«Tú
cambiaste mi luto en danzas» (Sal 30,12)
Las tres lecturas de hoy presentan como en un díptico la
doble actitud del hombre frente a la revelación de Dios, una revelación que
tiene que ver con la Vida, con la Vida que no pasa, plenitud de la comunión con
él. El retrato de los necios/impíos hecho por los dos primeros capítulos del
libro de la Sabiduría goza de una actualidad impresionante. En sus palabras se
refleja plenamente la convicción de los que consideran la vida del hombre como
algo absurdo, como algo que carece de todo sentido: «El hombre aparece echado
en medio de la existencia como un par de dados. Todo en la vida parece obra de
la casualidad: he sido elegido por casualidad, debo comportarme al azar,
desapareceré al azar...» (G. Prezzolini). La vida no es otra cosa que un camino
hacia la muerte, la única meta cierta de nuestro humano andar.
Las posibilidades frente al anuncio de que aquí no hay
muerte, sino sólo un sueño que espera la resurrección, parecen ser también sólo
dos en el Evangelio, y se manifiestan como dos movimientos opuestos (uno en
dirección a la casa, para salvar; el otro es el de los que ¡Dientan bloquear la
venida de Jesús): está la decisión del que tiene fe en la Palabra del Señor y
es admitido a contemplar el milagro de la vida, y está el juicio del que
considera esta Palabra como algo absurdo, quedándose a su vez prisionero de la
muerte, de esa muerte para la que no hay resurrección.

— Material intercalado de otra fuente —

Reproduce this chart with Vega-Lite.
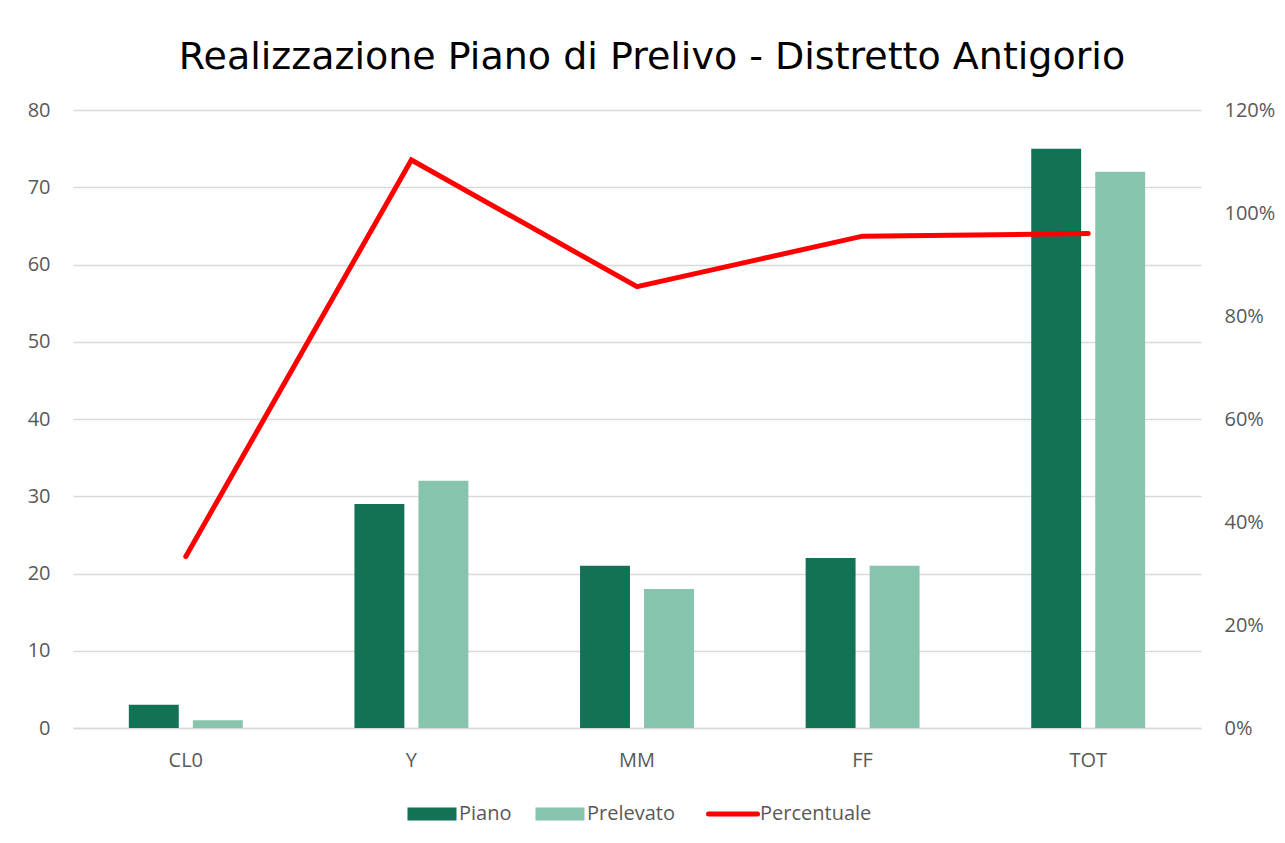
{
  "$schema": "https://vega.github.io/schema/vega-lite/v6.json",
  "width": 1128,
  "height": 618,
  "autosize": "none",
  "padding": {"left": 73, "top": 110, "right": 84, "bottom": 115},
  "background": "white",
  "title": {
    "text": "Realizzazione Piano di Prelivo - Distretto Antigorio",
    "font": "DejaVu Sans",
    "fontSize": 38,
    "fontWeight": "normal",
    "color": "#000000",
    "anchor": "middle",
    "baseline": "alphabetic",
    "offset": 42,
    "dy": 49,
    "dx": 15
  },
  "config": {
    "view": {"stroke": null},
    "font": "Open Sans"
  },
  "data": {
    "values": [
      {"cat": "CL0", "serie": "Piano", "valore": 3},
      {"cat": "CL0", "serie": "Prelevato", "valore": 1},
      {"cat": "Y", "serie": "Piano", "valore": 29},
      {"cat": "Y", "serie": "Prelevato", "valore": 32},
      {"cat": "MM", "serie": "Piano", "valore": 21},
      {"cat": "MM", "serie": "Prelevato", "valore": 18},
      {"cat": "FF", "serie": "Piano", "valore": 22},
      {"cat": "FF", "serie": "Prelevato", "valore": 21},
      {"cat": "TOT", "serie": "Piano", "valore": 75},
      {"cat": "TOT", "serie": "Prelevato", "valore": 72},
      {"cat": "CL0", "serie": "Percentuale", "pct": 0.333},
      {"cat": "Y", "serie": "Percentuale", "pct": 1.103},
      {"cat": "MM", "serie": "Percentuale", "pct": 0.857},
      {"cat": "FF", "serie": "Percentuale", "pct": 0.955},
      {"cat": "TOT", "serie": "Percentuale", "pct": 0.96}
    ]
  },
  "encoding": {
    "x": {
      "field": "cat",
      "type": "nominal",
      "sort": ["CL0", "Y", "MM", "FF", "TOT"],
      "scale": {"paddingInner": 0.495, "paddingOuter": 0.2475},
      "axis": {
        "title": null,
        "labelAngle": 0,
        "labelFont": "Open Sans",
        "labelFontSize": 20,
        "labelColor": "#595959",
        "domain": true,
        "domainColor": "#D9D9D9",
        "domainWidth": 1.5,
        "ticks": false,
        "labelPadding": 22,
        "grid": false
      }
    }
  },
  "layer": [
    {
      "transform": [{"filter": "datum.serie !== 'Percentuale'"}],
      "mark": {"type": "bar"},
      "encoding": {
        "xOffset": {
          "field": "serie",
          "sort": ["Piano", "Prelevato"],
          "scale": {"paddingInner": 0.22}
        },
        "y": {
          "field": "valore",
          "type": "quantitative",
          "scale": {"domain": [0, 80], "nice": false},
          "axis": {
            "orient": "left",
            "title": null,
            "values": [0, 10, 20, 30, 40, 50, 60, 70, 80],
            "grid": true,
            "gridColor": "#D9D9D9",
            "gridWidth": 1.5,
            "domain": false,
            "ticks": false,
            "labelFont": "Open Sans",
            "labelFontSize": 20,
            "labelColor": "#595959",
            "labelPadding": 23
          }
        },
        "color": {
          "field": "serie",
          "type": "nominal",
          "scale": {
            "domain": ["Piano", "Prelevato", "Percentuale"],
            "range": ["#117256", "#86C4AE", "#FF0000"]
          },
          "legend": {
            "orient": "none",
            "legendX": 349,
            "legendY": 694,
            "direction": "horizontal",
            "title": null,
            "labelFont": "Open Sans",
            "labelFontSize": 20,
            "labelColor": "#595959",
            "labelOffset": 17,
            "columnPadding": 23,
            "symbolSize": 2401,
            "symbolType": "M-1,-0.265H1V0.265H-1Z",
            "encode": {
              "symbols": {
                "update": {
                  "shape": {"signal": "datum.value === 'Percentuale' ? 'M-1,0H1' : 'M-1,-0.265H1V0.265H-1Z'"},
                  "stroke": {"signal": "datum.value === 'Percentuale' ? '#FF0000' : 'transparent'"},
                  "strokeWidth": {"signal": "datum.value === 'Percentuale' ? 5 : 0"},
                  "strokeCap": {"value": "round"}
                }
              }
            }
          }
        }
      }
    },
    {
      "transform": [{"filter": "datum.serie === 'Percentuale'"}],
      "mark": {"type": "line", "strokeWidth": 5, "strokeCap": "round", "strokeJoin": "miter"},
      "encoding": {
        "y": {
          "field": "pct",
          "type": "quantitative",
          "scale": {"domain": [0, 1.2], "nice": false},
          "axis": {
            "orient": "right",
            "title": null,
            "format": ".0%",
            "values": [0, 0.2, 0.4, 0.6, 0.8, 1.0, 1.2],
            "grid": false,
            "domain": false,
            "ticks": false,
            "labelFont": "Open Sans",
            "labelFontSize": 20,
            "labelColor": "#595959",
            "labelPadding": 23
          }
        },
        "color": {
          "field": "serie",
          "type": "nominal",
          "legend": null
        }
      }
    }
  ],
  "resolve": {"scale": {"y": "independent"}}
}
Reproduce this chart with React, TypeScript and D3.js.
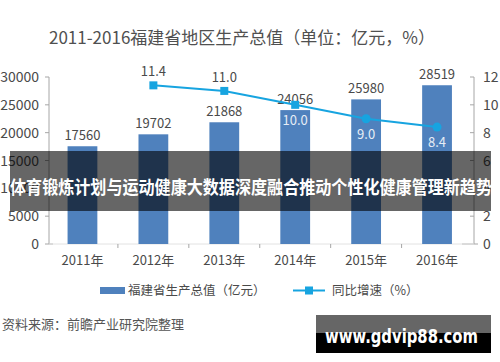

En la carta de Pablo, el apóstol proyecta una luz nueva
sobre el tema de la plena participación en la vida de Dios: el amor compartido
en la solidaridad concreta es lo que nos permite participar en el don de la
resurrección.
Oh Padre, reconocemos que tú has creado todo para la vida:
has puesto en nosotros el germen divino de tu creación fecunda. A nosotros, los
esposos, nos has concedido experimentarlo en el engendramiento de los hijos; a
quienes se consagran a tu amor les has entregado la bendición para los pobres
de la tierra; a los sacerdotes, el poder del cuerpo roto y de la sangre
derramada de tu Hijo. Te pedimos hoy, Señor, que nos hagas una sola cosa en el
amor, para que podamos alimentar en la mesa de la eucaristía todo lo que somos:
nuestra mente, con el recuerdo de tu vida entregada en la cruz; nuestro
corazón, dilatado por tu amor por cada hombre; nuestro cuerpo, consumido por la
impaciencia de la caridad activa. Y, transformados de este modo, día tras día,
a la medida de tu Hijo sacrificado, podremos saborear la bondad infinita de la
vida.
«¿Qué acuerdo puede haber entre Cristo y Beliar? ¿Qué
relación entre el creyente y el incrédulo?» (2 Cor 6,15). Los mismos paganos,
que tampoco creen en la resurrección, acaban por encontrar argumentos de
consolación y dicen: «Soporta con coraje; no es posible eliminar cuanto ha
sucedido, y con las lágrimas no ganas nada». Y tú, que escuchas palabras tanto
más sublimes y consoladoras que éstas, ¿no te avergüenzas de comportarte de un
modo más inconveniente que los paganos?
Nosotros no te exhortamos a soportar la muerte con firmeza,
dado que ésta es inevitable e irremediable; al contrario, te decimos: «Ánimo,
es absolutamente cierto que existe la resurrección: la niña duerme, no está
muerta; reposa, no está perdida para siempre». Están dispuestas, efectivamente,
para acogerla la resurrección, la vida eterna, la inmortalidad y la heredad
misma de los ángeles. ¿No oyes el salmo que dice: «Alma mía, recobra la calma,
que el Señor te ha agraciado » (Sal 116,7)? Llama Dios «gracia» a la muerte ¿y
te lamentas? (Juan Crisóstomo, Comentario al evangelio de Mateo, 31,2).